Cette accusation intervient alors que le conflit au Tigré est particulièrement scruté par la communauté internationale pour les probables cas de crimes de guerre qui y ont été répertoriés. Après avoir longtemps nié l’ingérence de l’armée érythréenne dans ce conflit interne, le Premier ministre éthiopien, Abiy Ahmed, avait fini par confirmer l’intervention d’Asmara (principale accusée dans les cas de violation de droits humains) dans le conflit.
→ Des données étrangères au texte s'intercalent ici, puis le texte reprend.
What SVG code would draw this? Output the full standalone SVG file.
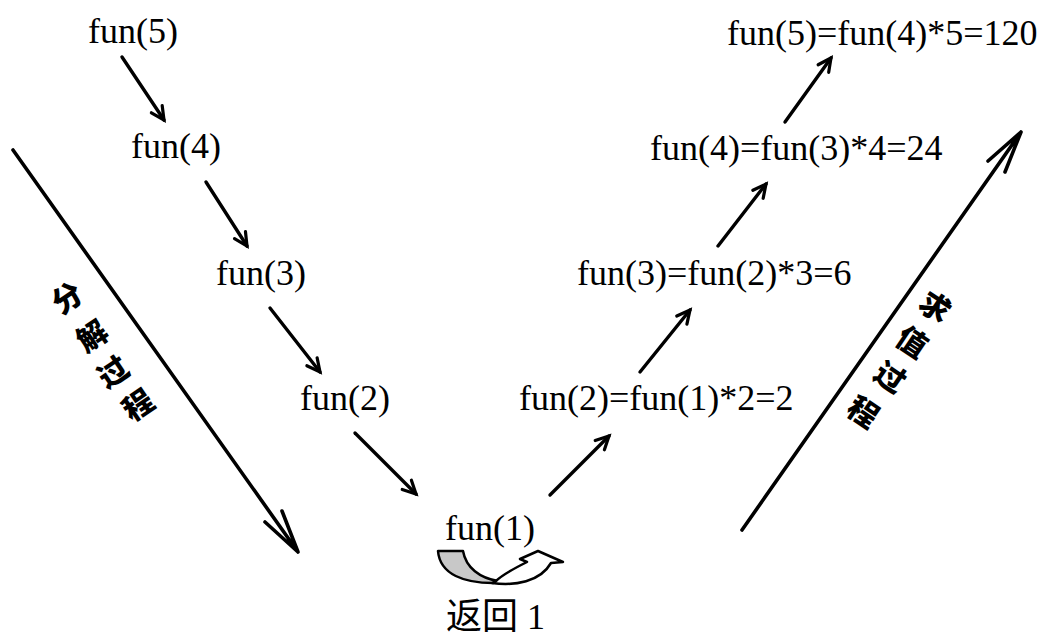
<svg xmlns="http://www.w3.org/2000/svg" width="1046" height="636" viewBox="0 0 1046 636">
<defs>
<style>
.t{font-family:"Liberation Serif","Times New Roman",serif;font-size:36px;fill:#000}
.c{font-family:"Noto Sans CJK SC",sans-serif;font-size:30px;font-weight:900;fill:#000}
.cn{font-family:"Liberation Serif","Noto Sans CJK SC",serif;font-size:36px;fill:#000}
.a{stroke:#000;stroke-width:3.4;fill:none;stroke-linecap:round}
.b{stroke:#000;stroke-width:3.6;fill:none;stroke-linecap:round}
</style>
<marker id="ah" markerUnits="userSpaceOnUse" markerWidth="20" markerHeight="20" refX="16" refY="8" orient="auto" viewBox="0 0 20 16">
<path d="M3,1.5 L16,8 L3,14.5" fill="none" stroke="#000" stroke-width="3.2" stroke-linecap="round" stroke-linejoin="miter"/>
</marker>
</defs>
<rect width="1046" height="636" fill="#fff"/>
<g id="n5"><text class="t" x="88" y="43">fun(5)</text></g>
<g id="n4"><text class="t" x="131" y="158">fun(4)</text></g>
<g id="n3"><text class="t" x="216" y="285">fun(3)</text></g>
<g id="n2"><text class="t" x="300" y="410">fun(2)</text></g>
<g id="n1"><text class="t" x="445" y="540">fun(1)</text></g>
<g id="r2"><text class="t" x="519" y="410">fun(2)=fun(1)*2=2</text></g>
<g id="r3"><text class="t" x="577" y="285">fun(3)=fun(2)*3=6</text></g>
<g id="r4"><text class="t" x="650" y="160">fun(4)=fun(3)*4=24</text></g>
<g id="r5"><text class="t" x="727" y="45">fun(5)=fun(4)*5=120</text></g>
<g id="ret">
<path d="M438,551 L463,551 C466,568 480,578 498,581 L493,583 C465,583 440,575 438,551 Z" fill="#c8c8c8" stroke="#000" stroke-width="2.5" stroke-linejoin="round"/>
<path d="M492,583 C515,586 540,582 551,563 L563,562 L538,551 L520,559 L527,562 C515,568 503,574 496,581 Z" fill="#fff" stroke="#000" stroke-width="2.5" stroke-linejoin="round"/>
<text class="cn" x="446" y="629">返回 1</text>
</g>
<g id="connectors">
<line class="a" x1="122" y1="57" x2="164" y2="120" marker-end="url(#ah)"/>
<line class="a" x1="206" y1="182" x2="247" y2="246" marker-end="url(#ah)"/>
<line class="a" x1="270" y1="308" x2="320" y2="372" marker-end="url(#ah)"/>
<line class="a" x1="355" y1="433" x2="416" y2="494" marker-end="url(#ah)"/>
<line class="a" x1="550" y1="495" x2="609" y2="436" marker-end="url(#ah)"/>
<line class="a" x1="640" y1="372" x2="690" y2="310" marker-end="url(#ah)"/>
<line class="a" x1="718" y1="246" x2="766" y2="184" marker-end="url(#ah)"/>
<line class="a" x1="785" y1="122" x2="831" y2="58" marker-end="url(#ah)"/>
</g>
<g id="decompose">
<path class="b" d="M13,150 L298,552 M265,522 L298,552 L282,511"/>
<text class="c" text-anchor="middle" transform="translate(67,298) rotate(-34)" y="11">分</text>
<text class="c" text-anchor="middle" transform="translate(92,336) rotate(-34)" y="11">解</text>
<text class="c" text-anchor="middle" transform="translate(113,372) rotate(-34)" y="11">过</text>
<text class="c" text-anchor="middle" transform="translate(138,405) rotate(-34)" y="11">程</text>
</g>
<g id="evaluate">
<path class="b" d="M742,530 L1021,132 M988,161 L1021,132 L1005,172"/>
<text class="c" text-anchor="middle" transform="translate(935,307) rotate(34)" y="11">求</text>
<text class="c" text-anchor="middle" transform="translate(912,342) rotate(34)" y="11">值</text>
<text class="c" text-anchor="middle" transform="translate(890,377) rotate(34)" y="11">过</text>
<text class="c" text-anchor="middle" transform="translate(863,412) rotate(34)" y="11">程</text>
</g>
</svg>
« Il doit y avoir justice et responsabilité pour les crimes de guerre et les violations des droits de l’homme dans le Tigré […] Nous demandons l’ouverture d’une enquête internationale sur cet incident et d’autres allégations de violations des droits humains, notamment de crimes de guerre et éventuellement de crimes contre l’humanité commis dans le cadre du conflit en cours au Tigré », a déclaré Sarah Jackson, directrice régionale adjointe d’Amnesty International pour l’Afrique de l’Est.
Il faut souligner que le 25 mars, l’Organisation des Nations unies (ONU) et la Commission éthiopienne des droits de l’homme (EHRC) avaient déjà annoncé une enquête conjointe sur la situation au Tigré, qui dure depuis l’offensive du gouvernement fédéral contre le gouvernement sécessionniste de la région, en novembre 2020.
Suite aux allégations de violations de droits de l’homme prononcées contre son nouvel allié, le 1er ministre Abiy Ahmed avait annoncé il y a quelques semaines que l’armée érythréenne se retirerait du conflit au Tigré, sans donner un délai.